## Charts and diagrams as code
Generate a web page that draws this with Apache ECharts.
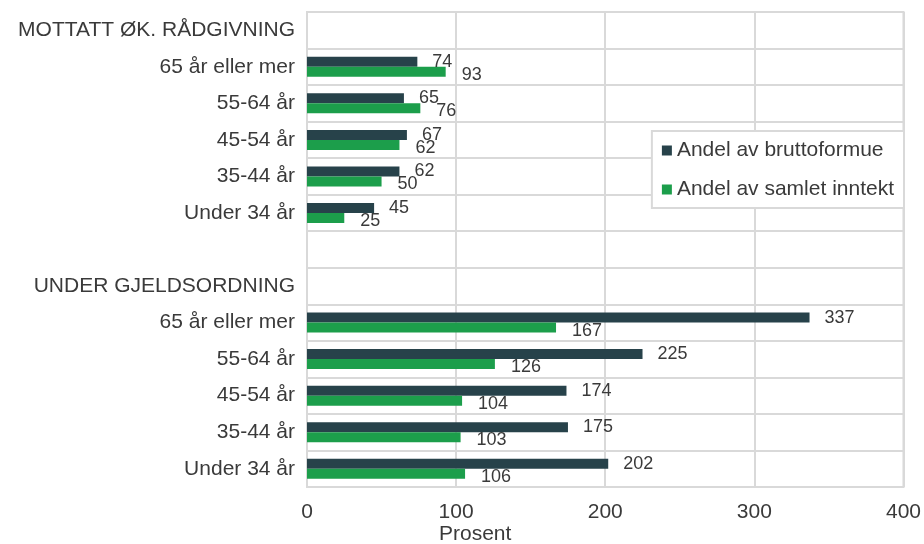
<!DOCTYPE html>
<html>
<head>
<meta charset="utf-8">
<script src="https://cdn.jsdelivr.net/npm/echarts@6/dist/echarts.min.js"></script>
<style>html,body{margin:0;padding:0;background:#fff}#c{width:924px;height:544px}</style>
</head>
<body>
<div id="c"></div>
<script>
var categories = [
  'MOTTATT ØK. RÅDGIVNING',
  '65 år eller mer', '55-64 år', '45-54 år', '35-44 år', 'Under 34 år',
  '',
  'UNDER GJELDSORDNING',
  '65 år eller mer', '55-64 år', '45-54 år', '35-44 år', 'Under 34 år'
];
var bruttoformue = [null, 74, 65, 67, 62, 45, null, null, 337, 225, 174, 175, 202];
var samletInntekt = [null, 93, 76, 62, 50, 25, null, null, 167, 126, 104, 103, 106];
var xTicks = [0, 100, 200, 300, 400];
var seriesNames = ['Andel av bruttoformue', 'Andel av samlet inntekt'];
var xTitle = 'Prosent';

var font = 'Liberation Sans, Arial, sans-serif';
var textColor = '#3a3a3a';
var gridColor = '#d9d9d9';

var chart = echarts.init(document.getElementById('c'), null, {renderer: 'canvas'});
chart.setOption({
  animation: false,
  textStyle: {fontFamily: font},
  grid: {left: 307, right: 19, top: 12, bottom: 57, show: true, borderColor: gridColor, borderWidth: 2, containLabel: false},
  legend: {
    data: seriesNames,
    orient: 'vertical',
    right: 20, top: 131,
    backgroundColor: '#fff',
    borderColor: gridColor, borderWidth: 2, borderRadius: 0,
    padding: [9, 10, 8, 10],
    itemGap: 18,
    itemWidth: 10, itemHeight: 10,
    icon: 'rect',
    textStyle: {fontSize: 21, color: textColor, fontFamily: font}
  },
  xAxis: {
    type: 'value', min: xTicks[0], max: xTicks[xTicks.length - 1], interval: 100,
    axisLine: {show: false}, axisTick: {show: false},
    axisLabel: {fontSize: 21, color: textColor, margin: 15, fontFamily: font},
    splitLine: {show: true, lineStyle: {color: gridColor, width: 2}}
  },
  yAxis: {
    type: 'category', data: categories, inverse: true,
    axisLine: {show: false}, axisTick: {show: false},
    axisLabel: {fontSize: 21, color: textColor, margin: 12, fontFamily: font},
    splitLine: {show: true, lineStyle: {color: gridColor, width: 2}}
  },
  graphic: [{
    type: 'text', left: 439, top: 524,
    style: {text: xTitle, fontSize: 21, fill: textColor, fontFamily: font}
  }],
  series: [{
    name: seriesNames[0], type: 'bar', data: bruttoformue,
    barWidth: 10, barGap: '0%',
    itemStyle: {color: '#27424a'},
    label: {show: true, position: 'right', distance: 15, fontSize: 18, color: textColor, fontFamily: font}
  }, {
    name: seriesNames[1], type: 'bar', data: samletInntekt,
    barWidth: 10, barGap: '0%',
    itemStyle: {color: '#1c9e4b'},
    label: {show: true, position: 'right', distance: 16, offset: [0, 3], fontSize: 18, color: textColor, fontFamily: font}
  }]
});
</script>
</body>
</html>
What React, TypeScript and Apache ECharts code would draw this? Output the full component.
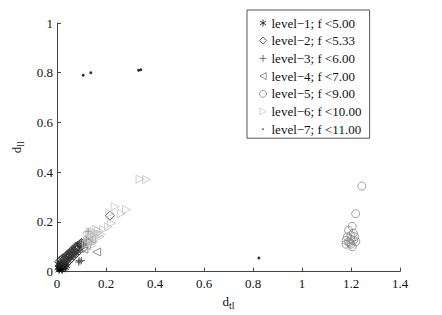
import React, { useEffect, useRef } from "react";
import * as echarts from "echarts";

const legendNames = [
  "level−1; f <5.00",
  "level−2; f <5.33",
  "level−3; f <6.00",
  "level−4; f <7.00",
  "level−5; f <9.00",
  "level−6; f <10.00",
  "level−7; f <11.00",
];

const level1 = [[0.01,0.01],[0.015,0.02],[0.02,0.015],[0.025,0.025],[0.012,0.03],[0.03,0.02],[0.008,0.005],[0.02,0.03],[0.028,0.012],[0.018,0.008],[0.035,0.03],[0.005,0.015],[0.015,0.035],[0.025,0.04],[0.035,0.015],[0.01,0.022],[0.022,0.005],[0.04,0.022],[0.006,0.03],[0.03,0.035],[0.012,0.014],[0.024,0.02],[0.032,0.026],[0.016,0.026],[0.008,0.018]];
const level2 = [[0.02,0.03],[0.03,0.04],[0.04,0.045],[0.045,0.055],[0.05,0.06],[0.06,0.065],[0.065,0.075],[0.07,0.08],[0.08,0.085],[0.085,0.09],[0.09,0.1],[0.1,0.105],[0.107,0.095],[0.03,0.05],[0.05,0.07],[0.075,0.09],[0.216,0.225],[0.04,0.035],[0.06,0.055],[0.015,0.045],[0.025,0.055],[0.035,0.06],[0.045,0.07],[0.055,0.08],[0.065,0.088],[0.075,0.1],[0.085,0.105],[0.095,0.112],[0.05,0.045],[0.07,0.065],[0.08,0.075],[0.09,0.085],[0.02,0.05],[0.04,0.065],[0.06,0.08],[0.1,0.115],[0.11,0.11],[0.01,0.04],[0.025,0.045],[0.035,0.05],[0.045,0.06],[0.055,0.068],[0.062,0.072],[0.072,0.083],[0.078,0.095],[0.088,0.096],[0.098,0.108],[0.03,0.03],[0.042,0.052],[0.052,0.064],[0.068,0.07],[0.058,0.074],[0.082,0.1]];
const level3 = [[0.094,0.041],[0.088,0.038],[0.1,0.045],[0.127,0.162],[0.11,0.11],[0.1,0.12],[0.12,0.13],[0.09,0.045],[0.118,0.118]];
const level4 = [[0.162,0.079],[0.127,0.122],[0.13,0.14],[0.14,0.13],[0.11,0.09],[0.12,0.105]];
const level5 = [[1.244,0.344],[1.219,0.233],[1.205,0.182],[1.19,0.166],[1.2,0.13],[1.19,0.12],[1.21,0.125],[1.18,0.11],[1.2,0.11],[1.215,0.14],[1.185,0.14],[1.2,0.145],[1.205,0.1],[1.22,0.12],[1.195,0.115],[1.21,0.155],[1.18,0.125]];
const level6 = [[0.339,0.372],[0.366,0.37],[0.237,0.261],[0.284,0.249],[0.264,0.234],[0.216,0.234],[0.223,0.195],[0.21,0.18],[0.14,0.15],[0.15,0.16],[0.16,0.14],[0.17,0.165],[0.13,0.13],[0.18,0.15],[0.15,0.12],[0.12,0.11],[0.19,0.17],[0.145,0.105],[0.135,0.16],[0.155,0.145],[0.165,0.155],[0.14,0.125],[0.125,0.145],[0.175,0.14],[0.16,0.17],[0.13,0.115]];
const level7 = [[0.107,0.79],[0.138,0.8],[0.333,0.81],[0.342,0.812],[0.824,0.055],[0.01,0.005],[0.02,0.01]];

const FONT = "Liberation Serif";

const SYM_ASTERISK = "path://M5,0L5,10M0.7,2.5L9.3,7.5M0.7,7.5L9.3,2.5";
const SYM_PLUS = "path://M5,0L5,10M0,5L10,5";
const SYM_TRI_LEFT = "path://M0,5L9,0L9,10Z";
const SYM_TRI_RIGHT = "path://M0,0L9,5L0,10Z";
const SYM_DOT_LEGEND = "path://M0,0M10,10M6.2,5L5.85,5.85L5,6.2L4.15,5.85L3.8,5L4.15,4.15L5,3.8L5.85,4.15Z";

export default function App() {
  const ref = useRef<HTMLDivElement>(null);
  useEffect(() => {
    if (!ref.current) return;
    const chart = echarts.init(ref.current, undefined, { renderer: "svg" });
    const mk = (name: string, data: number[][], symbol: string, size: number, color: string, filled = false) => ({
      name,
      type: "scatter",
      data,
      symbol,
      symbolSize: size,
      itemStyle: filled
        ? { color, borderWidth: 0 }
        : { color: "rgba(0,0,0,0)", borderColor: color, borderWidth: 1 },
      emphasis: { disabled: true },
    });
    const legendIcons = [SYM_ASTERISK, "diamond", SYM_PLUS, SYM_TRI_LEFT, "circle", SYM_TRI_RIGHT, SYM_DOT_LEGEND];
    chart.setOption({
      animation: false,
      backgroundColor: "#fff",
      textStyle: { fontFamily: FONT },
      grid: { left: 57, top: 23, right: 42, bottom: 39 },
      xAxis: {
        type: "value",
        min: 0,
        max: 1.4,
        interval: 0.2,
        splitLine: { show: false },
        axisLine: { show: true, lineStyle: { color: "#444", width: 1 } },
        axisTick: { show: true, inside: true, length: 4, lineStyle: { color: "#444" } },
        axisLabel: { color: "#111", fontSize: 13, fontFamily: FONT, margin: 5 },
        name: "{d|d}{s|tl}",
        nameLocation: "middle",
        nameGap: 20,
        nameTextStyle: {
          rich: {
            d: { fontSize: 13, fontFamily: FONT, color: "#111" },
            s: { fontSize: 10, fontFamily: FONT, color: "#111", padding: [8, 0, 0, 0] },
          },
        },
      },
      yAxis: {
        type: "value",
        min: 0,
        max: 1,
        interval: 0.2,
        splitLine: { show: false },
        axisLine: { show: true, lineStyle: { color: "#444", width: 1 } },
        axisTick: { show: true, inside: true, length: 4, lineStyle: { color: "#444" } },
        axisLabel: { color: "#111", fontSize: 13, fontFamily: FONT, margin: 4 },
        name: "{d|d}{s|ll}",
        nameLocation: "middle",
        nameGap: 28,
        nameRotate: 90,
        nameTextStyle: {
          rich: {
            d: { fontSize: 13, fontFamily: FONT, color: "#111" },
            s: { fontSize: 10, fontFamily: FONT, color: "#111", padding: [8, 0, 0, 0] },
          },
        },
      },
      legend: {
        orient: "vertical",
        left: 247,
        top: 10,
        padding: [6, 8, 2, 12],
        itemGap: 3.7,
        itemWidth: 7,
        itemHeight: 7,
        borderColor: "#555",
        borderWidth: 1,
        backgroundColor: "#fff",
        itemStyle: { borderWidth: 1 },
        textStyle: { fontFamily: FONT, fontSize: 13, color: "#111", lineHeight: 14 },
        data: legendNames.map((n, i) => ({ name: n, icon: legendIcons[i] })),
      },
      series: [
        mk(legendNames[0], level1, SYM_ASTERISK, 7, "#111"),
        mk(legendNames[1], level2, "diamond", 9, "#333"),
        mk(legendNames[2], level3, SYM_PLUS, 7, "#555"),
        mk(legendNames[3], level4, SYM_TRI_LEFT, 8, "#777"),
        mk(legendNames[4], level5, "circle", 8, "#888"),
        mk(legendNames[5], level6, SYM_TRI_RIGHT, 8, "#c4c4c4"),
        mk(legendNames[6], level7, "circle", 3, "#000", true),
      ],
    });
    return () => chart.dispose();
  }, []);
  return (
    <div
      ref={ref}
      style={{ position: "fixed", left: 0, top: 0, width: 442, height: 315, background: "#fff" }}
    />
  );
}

## Work to do
Look above for the line containing "What React, TypeScript", then write out every line from there down to the line containing "import * as", that line included, with no pictures.

## Answer for this exercise
What React, TypeScript and Apache ECharts code would draw this? Output the full component.
import React, { useEffect, useRef } from "react";
import * as echarts from "echarts";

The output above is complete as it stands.